You know that common adage about Christmas morning where the kid gets a big, shiny gift with lots of bells and whistles, but they end up playing with the box? It’s true, and it begs the question: will we ever learn? When I think about the hundreds I could have saved on pink castles, blinking keyboards and bins full of rainbow-hued ponies for my daughter and instead just dragged in some boxes, bags and paper…well, let’s not go there.
I can honestly say that except for a paintable human body model kit and a sewing machine, I don’t remember any of the gifts my parents gave me. But what I do remember is being swung by the arms around and around by my dad over the grassy baseball field, the taste of “nature food” I concocted with friends in our hut (rating: zero stars), and late nights running wild through the neighborhood, coming home freezing cold and smelling like the outside.
So what do all of these little anecdotes have in common, and how do they apply to parenting now? These memories are strong and impactful because they involve the senses. The grass, the cold, the dirt, and even the dark, fasten the touchstone moments on which much of my childhood past hangs.
Kids nowadays may not roam and ramble in the way common to past generations—and I consider myself lucky to have been on the tail-end of that era — but it is still 100% possible to supplement what their little minds and bodies need. The common name for it is “sensory play,” and it is vital to every stage of a child’s development. It provides fertile soil for “creative flow” through concentration and brain growth through interaction. Those gifts I mentioned as “memorable?” They were actually tools my parents used to spend time with me, teach concentration, and develop dexterity, introduce novel vocabulary, and most importantly: talk with me.
Sensory play provides ample subjects about which parents can talk to kids; hearing your words is just as important as them feeling the sand, or dough, or rice run through their hands. So don’t think you can leave it out. Make talking an integral part of play and three decades worth of studies show that you will give your kids the priceless gift of a better future.
I imagine that as time goes on, we may have to become increasingly creative in order to fill the sensory and exploratory needs of children. One area in which we have past generations beat, though? Information. The internet is chock-full of thousands of creative, inexpensive ways to give our kids the gift that keeps on giving: sensory play.

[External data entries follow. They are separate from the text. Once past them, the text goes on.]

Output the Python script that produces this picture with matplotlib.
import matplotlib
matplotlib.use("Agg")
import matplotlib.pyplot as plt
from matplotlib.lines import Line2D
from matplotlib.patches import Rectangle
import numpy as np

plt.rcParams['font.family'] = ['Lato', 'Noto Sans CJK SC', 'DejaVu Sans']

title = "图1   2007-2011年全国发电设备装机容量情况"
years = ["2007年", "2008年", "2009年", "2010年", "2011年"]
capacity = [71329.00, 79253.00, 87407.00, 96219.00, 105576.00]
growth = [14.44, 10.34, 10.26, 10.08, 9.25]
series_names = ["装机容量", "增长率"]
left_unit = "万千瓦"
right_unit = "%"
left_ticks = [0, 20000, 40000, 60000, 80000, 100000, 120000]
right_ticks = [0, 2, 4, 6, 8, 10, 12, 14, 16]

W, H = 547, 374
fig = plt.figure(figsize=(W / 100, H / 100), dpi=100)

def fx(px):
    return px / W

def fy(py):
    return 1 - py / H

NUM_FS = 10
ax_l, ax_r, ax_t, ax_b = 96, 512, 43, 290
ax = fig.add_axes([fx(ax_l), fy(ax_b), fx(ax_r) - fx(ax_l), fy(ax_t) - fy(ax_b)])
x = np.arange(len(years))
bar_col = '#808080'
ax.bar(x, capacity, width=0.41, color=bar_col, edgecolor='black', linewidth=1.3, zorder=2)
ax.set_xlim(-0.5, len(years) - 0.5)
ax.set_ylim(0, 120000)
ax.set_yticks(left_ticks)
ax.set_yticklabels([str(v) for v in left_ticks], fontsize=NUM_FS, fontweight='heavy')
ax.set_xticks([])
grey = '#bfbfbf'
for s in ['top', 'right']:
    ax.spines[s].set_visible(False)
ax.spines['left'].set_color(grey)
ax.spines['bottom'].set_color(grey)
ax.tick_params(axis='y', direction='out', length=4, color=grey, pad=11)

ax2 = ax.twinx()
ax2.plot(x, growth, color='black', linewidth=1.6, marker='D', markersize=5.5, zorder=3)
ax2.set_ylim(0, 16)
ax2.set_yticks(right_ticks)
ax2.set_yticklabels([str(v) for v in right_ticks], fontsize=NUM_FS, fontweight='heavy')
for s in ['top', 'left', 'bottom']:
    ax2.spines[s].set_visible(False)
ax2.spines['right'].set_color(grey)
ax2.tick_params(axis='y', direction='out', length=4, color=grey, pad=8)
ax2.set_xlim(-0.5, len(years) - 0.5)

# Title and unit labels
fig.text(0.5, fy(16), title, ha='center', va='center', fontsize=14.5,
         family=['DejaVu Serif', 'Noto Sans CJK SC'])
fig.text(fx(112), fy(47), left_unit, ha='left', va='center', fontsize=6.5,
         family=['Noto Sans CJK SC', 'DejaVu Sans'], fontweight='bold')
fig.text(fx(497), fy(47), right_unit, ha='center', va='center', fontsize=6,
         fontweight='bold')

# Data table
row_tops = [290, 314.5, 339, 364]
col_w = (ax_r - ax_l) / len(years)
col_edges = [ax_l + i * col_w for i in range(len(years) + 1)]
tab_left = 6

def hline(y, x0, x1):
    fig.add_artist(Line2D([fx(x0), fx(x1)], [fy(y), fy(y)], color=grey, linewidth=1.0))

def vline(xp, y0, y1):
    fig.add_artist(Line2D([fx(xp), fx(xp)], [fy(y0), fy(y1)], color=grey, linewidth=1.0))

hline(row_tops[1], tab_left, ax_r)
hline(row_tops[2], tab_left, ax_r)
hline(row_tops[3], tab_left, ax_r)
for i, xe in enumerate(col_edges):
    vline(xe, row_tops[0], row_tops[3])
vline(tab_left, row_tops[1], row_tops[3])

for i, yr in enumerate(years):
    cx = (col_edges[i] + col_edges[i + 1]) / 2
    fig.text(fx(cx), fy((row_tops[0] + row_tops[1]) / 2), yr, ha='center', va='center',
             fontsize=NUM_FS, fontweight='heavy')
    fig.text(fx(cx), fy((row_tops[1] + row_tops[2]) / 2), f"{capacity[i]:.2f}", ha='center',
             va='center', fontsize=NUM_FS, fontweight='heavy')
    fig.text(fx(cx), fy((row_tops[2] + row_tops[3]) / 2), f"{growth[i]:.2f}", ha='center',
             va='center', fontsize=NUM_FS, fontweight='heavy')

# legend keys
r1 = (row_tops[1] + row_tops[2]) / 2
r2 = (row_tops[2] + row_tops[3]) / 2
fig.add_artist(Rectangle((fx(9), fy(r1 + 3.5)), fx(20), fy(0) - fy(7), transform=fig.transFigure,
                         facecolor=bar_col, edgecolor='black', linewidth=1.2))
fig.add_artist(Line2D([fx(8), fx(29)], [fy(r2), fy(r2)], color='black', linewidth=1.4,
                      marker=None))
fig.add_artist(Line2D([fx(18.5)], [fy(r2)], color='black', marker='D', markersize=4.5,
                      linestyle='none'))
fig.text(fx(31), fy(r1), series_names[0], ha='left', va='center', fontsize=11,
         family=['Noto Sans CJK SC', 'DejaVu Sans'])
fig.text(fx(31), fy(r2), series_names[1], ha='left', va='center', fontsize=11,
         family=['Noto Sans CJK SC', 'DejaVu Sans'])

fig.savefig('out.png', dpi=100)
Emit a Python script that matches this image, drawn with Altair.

Here are some of the classics for your repertoire that cover all of the senses and encourage talking:
1. Sensory Box: not just for Christmas and birthdays anymore, the almighty box is the perfect vessel for hundreds of daily sensory delights. Cut a little opening for a crawler to enter, and stick blinking Christmas lights through the top. Flip it over and hang ribbons of different lengths, textures, and colors. Cut holes of different sizes for kids to peek and grab through. For walkers and toddlers, painting or coloring on the box with markers is a big hit if you’re feeling generous. Preschoolers love box cities, cars, planes, boats and trains. Give them a few hints and then let them go wild.
2. Sensory Bags: this concept has been around for a while in many forms. Soda bottles with oil and glitter, wands full of floating confetti—they’ve kept many pockets in their seats through church meetings, school classes, and the like. But thanks to those who have forged ahead in the DIY realm, you can find new and innovative ideas to create and implement these squishy wonders in your own way. They are meant to be soothing and captivating, and they make for great distractions or transitional aids. Customize with specific colors, themes and visual qualities (sparkly, etc.) for more talking opportunities.
3. Sensory Bins: these are an easy way to captivate tiny ones who are still sitters or crawlers. Digging through sand, pasta (cooked or dry), bubbles, or a homemade texture of your creation to find toys or interesting objects is the holy grail of sensory play. Just try pulling a baby away. Make sure the objects and textures are age-appropriate and involve lots of dialogue: “What did you find? Are there more? You found an elephant!”
4. Sensory Games: for the parent who wants to bond and boost brain development in small infants during the all-important zero-to-three window. Becoming an active player in a sensory game with your child is worth more than all of the pink castles, ponies and blinking toys that this world has to offer. The benefits a child will experience throughout life when they regularly interact with parents through these kinds of experiences are exponential. Singing, blowing, tickling, ringing bells, and exploring everyday objects in detail will up your word count and strengthen a bond that will last a lifetime.
Keeping these materials handy and in an easy-access spot can mean the difference between a long, frustrating afternoon, and a future memory strengthened by sensory stimulation, language development, and a whole lot more words than you had originally planned. And your willingness to engage, play, talk and laugh along with your child through sensory play, means so much more.